What is required:
Copy the data exactly as it appears, and do not include any pictures.

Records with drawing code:
---

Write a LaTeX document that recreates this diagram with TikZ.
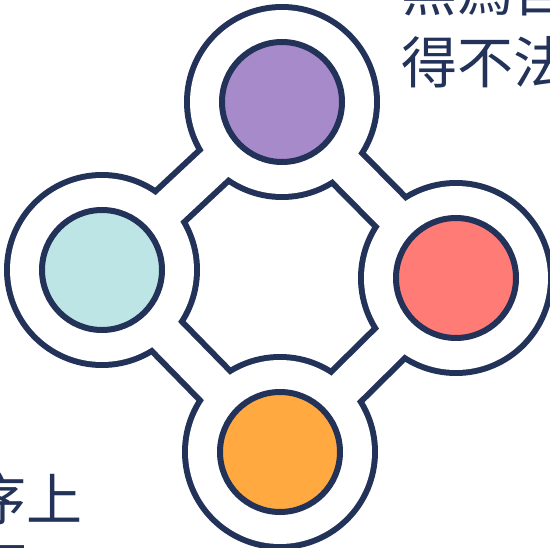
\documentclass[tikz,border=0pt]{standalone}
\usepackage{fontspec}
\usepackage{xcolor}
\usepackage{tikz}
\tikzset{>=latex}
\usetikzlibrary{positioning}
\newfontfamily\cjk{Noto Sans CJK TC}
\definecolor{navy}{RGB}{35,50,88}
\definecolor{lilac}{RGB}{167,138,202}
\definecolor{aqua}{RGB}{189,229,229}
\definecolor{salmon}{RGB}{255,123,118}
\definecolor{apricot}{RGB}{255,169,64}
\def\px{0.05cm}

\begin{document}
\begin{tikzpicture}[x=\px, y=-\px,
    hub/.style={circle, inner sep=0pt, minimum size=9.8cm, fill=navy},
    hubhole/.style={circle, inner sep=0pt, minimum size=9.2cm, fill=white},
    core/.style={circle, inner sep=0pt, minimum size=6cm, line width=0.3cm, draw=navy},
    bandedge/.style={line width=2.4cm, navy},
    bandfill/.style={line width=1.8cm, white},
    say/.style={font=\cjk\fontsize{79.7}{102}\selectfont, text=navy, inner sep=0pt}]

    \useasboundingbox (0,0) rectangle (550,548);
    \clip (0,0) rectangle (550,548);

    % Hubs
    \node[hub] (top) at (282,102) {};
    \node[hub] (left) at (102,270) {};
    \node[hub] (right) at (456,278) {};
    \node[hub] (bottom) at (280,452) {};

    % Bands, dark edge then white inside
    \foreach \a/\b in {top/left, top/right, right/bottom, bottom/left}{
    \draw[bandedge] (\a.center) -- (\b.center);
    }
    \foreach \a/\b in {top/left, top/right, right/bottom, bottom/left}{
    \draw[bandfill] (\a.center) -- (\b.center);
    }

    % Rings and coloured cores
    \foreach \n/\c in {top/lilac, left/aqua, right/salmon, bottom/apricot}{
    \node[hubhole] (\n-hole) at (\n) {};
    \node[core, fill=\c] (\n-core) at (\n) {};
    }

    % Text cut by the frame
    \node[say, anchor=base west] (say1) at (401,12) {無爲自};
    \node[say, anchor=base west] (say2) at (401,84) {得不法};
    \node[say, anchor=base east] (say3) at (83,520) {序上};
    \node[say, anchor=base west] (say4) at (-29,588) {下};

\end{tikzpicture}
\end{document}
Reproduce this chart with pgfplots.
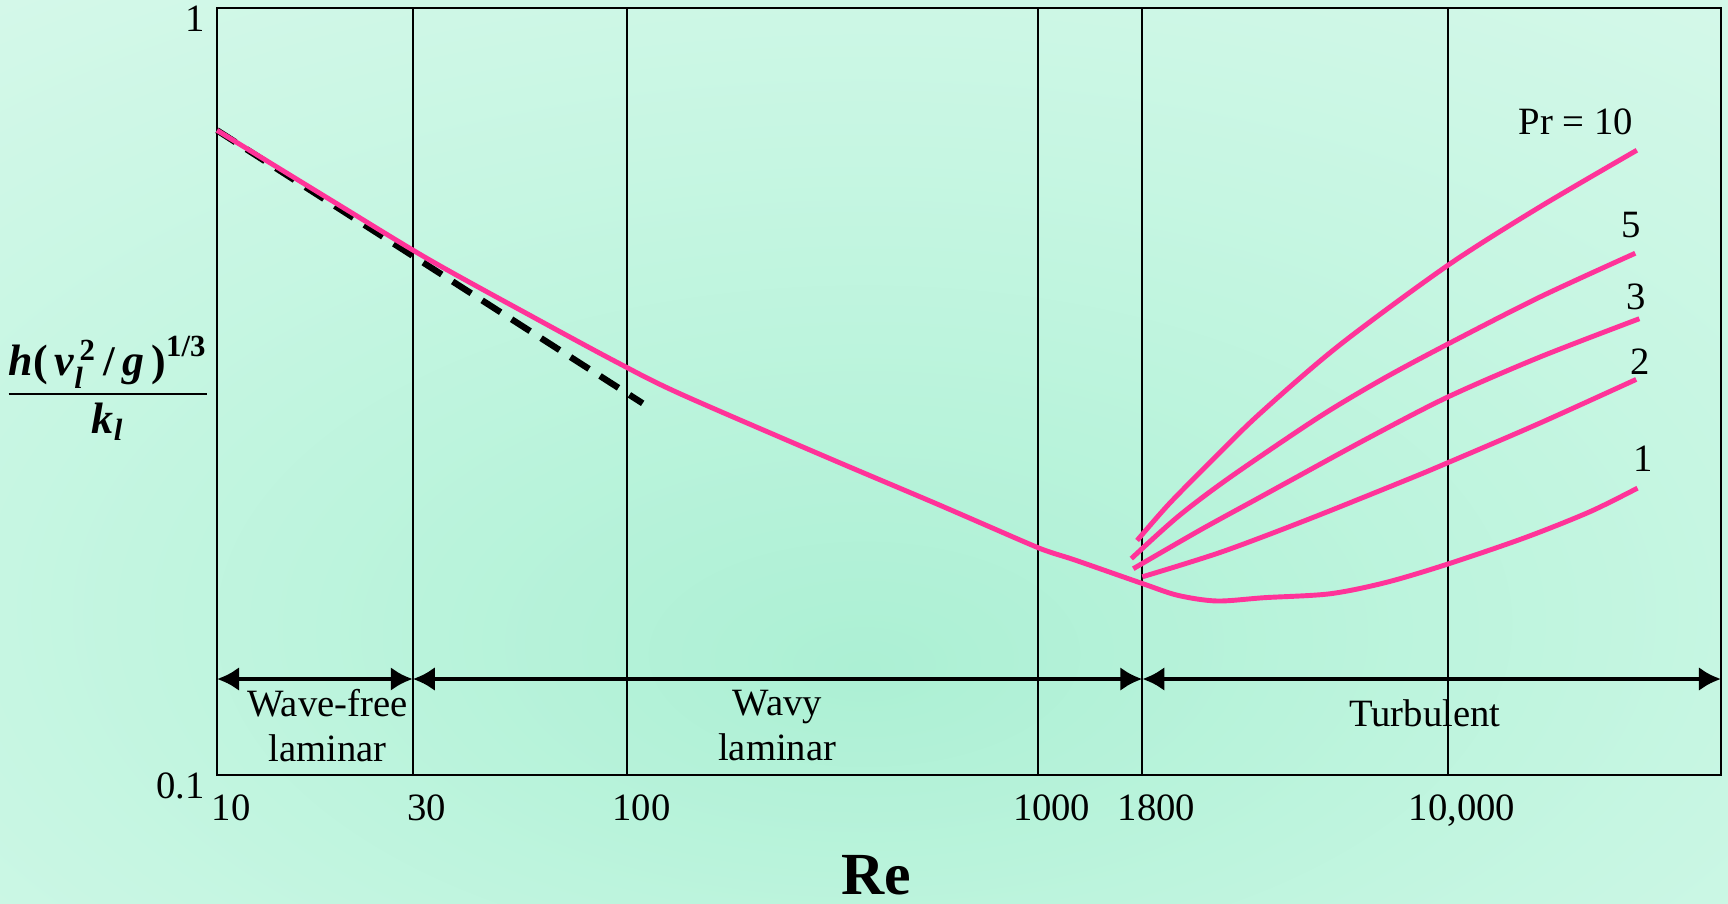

---

Solved problem:
Write a LaTeX document that recreates this diagram with TikZ.
\documentclass[tikz,border=0pt]{standalone}
\usepackage{fontspec}
\usepackage{xcolor}
\usepackage{tikz}
\tikzset{>=latex}
\usetikzlibrary{positioning}
\newfontfamily\cjk{Noto Sans CJK TC}
\definecolor{navy}{RGB}{35,50,88}
\definecolor{lilac}{RGB}{167,138,202}
\definecolor{aqua}{RGB}{189,229,229}
\definecolor{salmon}{RGB}{255,123,118}
\definecolor{apricot}{RGB}{255,169,64}
\def\px{0.05cm}

\begin{document}
\begin{tikzpicture}[x=\px, y=-\px,
    hub/.style={circle, inner sep=0pt, minimum size=9.8cm, fill=navy},
    hubhole/.style={circle, inner sep=0pt, minimum size=9.2cm, fill=white},
    core/.style={circle, inner sep=0pt, minimum size=6cm, line width=0.3cm, draw=navy},
    bandedge/.style={line width=2.4cm, navy},
    bandfill/.style={line width=1.8cm, white},
    say/.style={font=\cjk\fontsize{79.7}{102}\selectfont, text=navy, inner sep=0pt}]

    \useasboundingbox (0,0) rectangle (550,548);
    \clip (0,0) rectangle (550,548);

    % Hubs
    \node[hub] (top) at (282,102) {};
    \node[hub] (left) at (102,270) {};
    \node[hub] (right) at (456,278) {};
    \node[hub] (bottom) at (280,452) {};

    % Bands, dark edge then white inside
    \foreach \a/\b in {top/left, top/right, right/bottom, bottom/left}{
    \draw[bandedge] (\a.center) -- (\b.center);
    }
    \foreach \a/\b in {top/left, top/right, right/bottom, bottom/left}{
    \draw[bandfill] (\a.center) -- (\b.center);
    }

    % Rings and coloured cores
    \foreach \n/\c in {top/lilac, left/aqua, right/salmon, bottom/apricot}{
    \node[hubhole] (\n-hole) at (\n) {};
    \node[core, fill=\c] (\n-core) at (\n) {};
    }

    % Text cut by the frame
    \node[say, anchor=base west] (say1) at (401,12) {無爲自};
    \node[say, anchor=base west] (say2) at (401,84) {得不法};
    \node[say, anchor=base east] (say3) at (83,520) {序上};
    \node[say, anchor=base west] (say4) at (-29,588) {下};

\end{tikzpicture}
\end{document}
Reproduce this chart with pgfplots.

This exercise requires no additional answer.